I have a script that fetches several web pages and parses the info.
(An example can be seen at http://bluedevilbooks.com/search/?DEPT=MATH&CLASS=103&SEC=01 )
Fetching webpages obviously will take a while as you're not accessing anything local. If you have several to access, you could use the threading module to run a couple at once.
Here's a very crude example
import threading
import urllib2
import time
urls = ['http://docs.python.org/library/threading.html',
'http://docs.python.org/library/thread.html',
'http://docs.python.org/library/multiprocessing.html',
'http://docs.python.org/howto/urllib2.html']
data1 = []
data2 = []
class PageFetch(threading.Thread):
def __init__(self, url, datadump):
self.url = url
self.datadump = datadump
threading.Thread.__init__(self)
def run(self):
page = urllib2.urlopen(self.url)
self.datadump.append(page.read()) # don't do it like this.
print "Starting threaded reads:"
start = time.clock()
for url in urls:
PageFetch(url, data2).start()
while len(data2) < len(urls): pass # don't do this either.
print "...took %f seconds" % (time.clock() - start)
print "Starting sequential reads:"
start = time.clock()
for url in urls:
page = urllib2.urlopen(url)
data1.append(page.read())
print "...took %f seconds" % (time.clock() - start)

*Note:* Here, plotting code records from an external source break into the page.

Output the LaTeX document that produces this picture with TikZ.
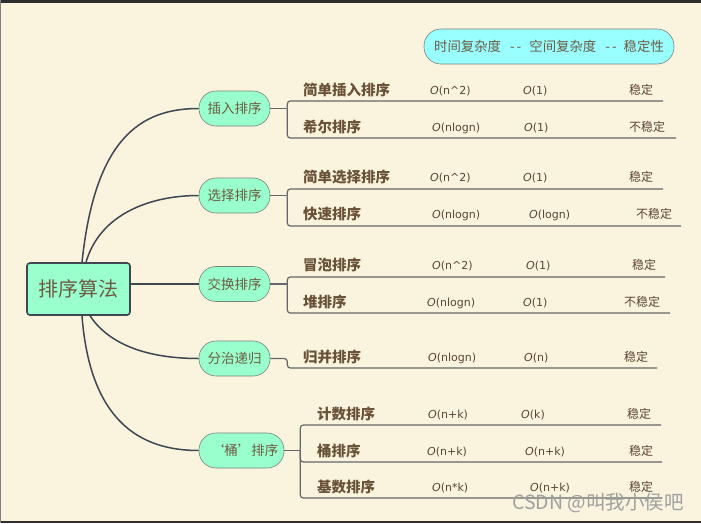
\documentclass[tikz,border=0pt]{standalone}
\usepackage{fontspec}
\setmainfont{DejaVu Sans}
\newfontfamily\cjk{Noto Sans CJK SC}
\definecolor{bgc}{RGB}{250,243,222}
\definecolor{framec}{RGB}{45,45,45}
\definecolor{leftc}{RGB}{130,130,130}
\definecolor{mint}{RGB}{153,255,204}
\definecolor{cyanc}{RGB}{153,255,255}
\definecolor{linec}{RGB}{62,71,82}
\definecolor{connc}{RGB}{100,104,108}
\definecolor{pillline}{RGB}{120,130,125}
\definecolor{txtc}{RGB}{110,90,68}
\definecolor{namec}{RGB}{105,82,55}
\definecolor{statc}{RGB}{90,70,50}
\definecolor{wmc}{RGB}{160,160,160}
\newcommand\Oo[1]{\textit{O}(#1)}
\tikzset{
 rootbox/.style={draw=linec, line width=1.6pt, fill=mint, rounded corners=3pt, minimum width=103pt, minimum height=52pt, inner sep=0pt, font=\cjk\fontsize{20}{24}\selectfont, text=txtc},
 pill/.style={draw=pillline, line width=0.6pt, fill=mint, rounded corners=17pt, minimum height=35pt, minimum width=71pt, inner sep=0pt, font=\cjk\fontsize{13.5}{16}\selectfont, text=txtc},
 hdrbox/.style={pill, fill=cyanc, minimum width=250pt, font=\cjk\fontsize{13.4}{16}\selectfont},
 itemname/.style={anchor=base west, inner sep=0pt, font=\cjk\bfseries\fontsize{14.5}{16}\selectfont, text=namec},
 stat/.style={anchor=base west, inner sep=0pt, font=\fontsize{11}{13}\selectfont, text=statc},
 stab/.style={anchor=base west, inner sep=0pt, font=\cjk\fontsize{12}{14}\selectfont, text=statc},
 mainline/.style={draw=linec, line width=1.5pt},
 conn/.style={draw=connc, line width=1.2pt},
}
\begin{document}
\begin{tikzpicture}[x=1pt,y=-1pt]
\fill[bgc] (0,0) rectangle (701,523);
\fill[framec] (0,0) rectangle (701,3);
\fill[framec] (0,521) rectangle (701,523);
\fill[leftc] (0,0) rectangle (1.2,523);
\useasboundingbox (0,0) rectangle (701,523);

% header
\node[hdrbox] (hdr) at (549,46.5) {时间复杂度\hspace{9pt}{-}\hspace{2pt}{-}\hspace{8pt}空间复杂度\hspace{9pt}{-}\hspace{2pt}{-}\hspace{7pt}稳定性};

% root and level 1
\node[rootbox] (root) at (78.5,289) {排序算法};
\node[pill] (l1a) at (234.5,108.5) {插入排序};
\node[pill] (l1b) at (234.5,195.5) {选择排序};
\node[pill] (l1c) at (234.5,284) {交换排序};
\node[pill] (l1d) at (234.5,358.5) {分治递归};
\node[pill, minimum width=85pt] (l1e) at (241.5,450.5) {\hspace{6pt}‘桶’排序};

\draw[mainline] ([xshift=3.5pt]root.north) .. controls +(13,-123) and +(-59,0) .. (l1a.west);
\draw[mainline] ([xshift=7.5pt]root.north) .. controls +(14,-48) and +(-49,0) .. (l1b.west);
\draw[mainline] (root.east |- l1c.west) -- (l1c.west);
\draw[mainline] ([xshift=11.5pt]root.south) .. controls +(20,30) and +(-49,0) .. (l1d.west);
\draw[mainline] ([xshift=3.5pt]root.south) .. controls +(8,105) and +(-59,0) .. (l1e.west);

% level 2 rows
\foreach \id/\nm/\nx/\cy/\uy/\ax/\at/\bx/\bt/\sx/\st/\ex in {
 1/简单插入排序/303/90/101/430/{\Oo{n\textasciicircum2}}/523/{\Oo{1}}/629/稳定/663,
 2/希尔排序/303/127/138/432/{\Oo{nlogn}}/524/{\Oo{1}}/629/不稳定/676,
 3/简单选择排序/303/177/189/430/{\Oo{n\textasciicircum2}}/523/{\Oo{1}}/629/稳定/663,
 4/快速排序/303/214/226/432/{\Oo{nlogn}}/529/{\Oo{logn}}/636/不稳定/681,
 5/冒泡排序/303/265/277/432/{\Oo{n\textasciicircum2}}/526/{\Oo{1}}/632/稳定/665,
 6/堆排序/303/302/313/427/{\Oo{nlogn}}/523/{\Oo{1}}/624/不稳定/670,
 7/归并排序/303/357/368/428/{\Oo{nlogn}}/524/{\Oo{n}}/624/稳定/657,
 8/计数排序/317/414/425/428/{\Oo{n+k}}/521/{\Oo{k}}/627/稳定/661,
 9/桶排序/317/451/462/427/{\Oo{n+k}}/525/{\Oo{n+k}}/629/稳定/662,
 10/基数排序/317/487/498/432/{\Oo{n*k}}/530/{\Oo{n+k}}/629/稳定/662}
{
 \node[itemname] (n\id) at (\nx,\cy+5.5) {\nm};
 \node[stat] (s\id) at (\ax,\cy+4.5) {\at};
 \node[stat] (t\id) at (\bx,\cy+4.5) {\bt};
 \node[stab] (u\id) at (\sx,\cy+4.5) {\st};
 \coordinate (e\id) at (\ex,\uy);
}

% brackets
\coordinate (ka) at ([xshift=17pt]l1a.east);
\coordinate (kb) at ([xshift=17pt]l1b.east);
\coordinate (kc) at ([xshift=17pt]l1c.east);
\coordinate (kd) at ([xshift=17pt]l1d.east);
\coordinate (ke) at ([xshift=16pt]l1e.east);
\draw[conn] (l1a.east) -- (ka);
\draw[conn, rounded corners=3pt] (ka) |- (e1);
\draw[conn, rounded corners=3pt] (ka) |- (e2);
\draw[conn] (l1b.east) -- (kb);
\draw[conn, rounded corners=3pt] (kb) |- (e3);
\draw[conn, rounded corners=3pt] (kb) |- (e4);
\draw[conn] (l1c.east) -- (kc);
\draw[conn, rounded corners=3pt] (kc) |- (e5);
\draw[conn, rounded corners=3pt] (kc) |- (e6);
\draw[conn, rounded corners=3pt] (l1d.east) -- (kd) |- (e7);
\draw[conn] (l1e.east) -- (ke);
\draw[conn, rounded corners=3pt] (ke) |- (e8);
\draw[conn, rounded corners=3pt] (ke) |- (e9);
\draw[conn, rounded corners=3pt] (ke) |- (e10);

% watermark
\node[anchor=west, inner sep=0pt, font=\cjk\fontsize{19.5}{22}\selectfont, text=wmc] (wm) at (512,503) {CSDN @叫我小侯吧};
\end{tikzpicture}
\end{document}
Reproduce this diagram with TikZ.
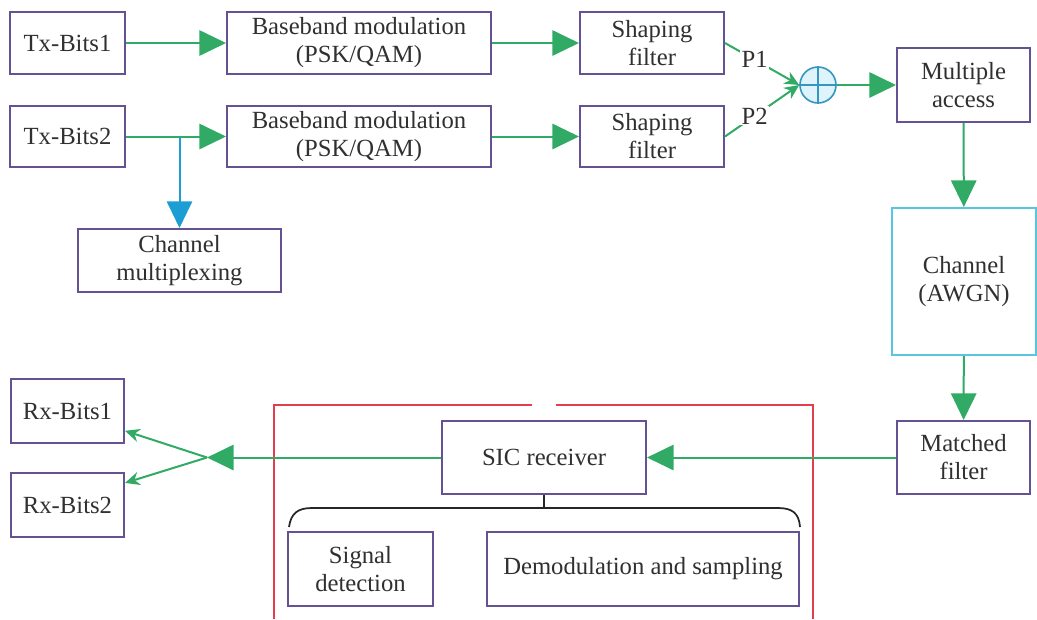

for i,x in enumerate(data1):
print len(data1[i]), len(data2[i])
This was the output when I ran it:
Starting threaded reads:
...took 2.035579 seconds
Starting sequential reads:
...took 4.307102 seconds
73127 19923
19923 59366
361483 73127
59366 361483
Grabbing the data from the thread by appending to a list is probably ill-advised (Queue would be better) but it illustrates that there is a difference.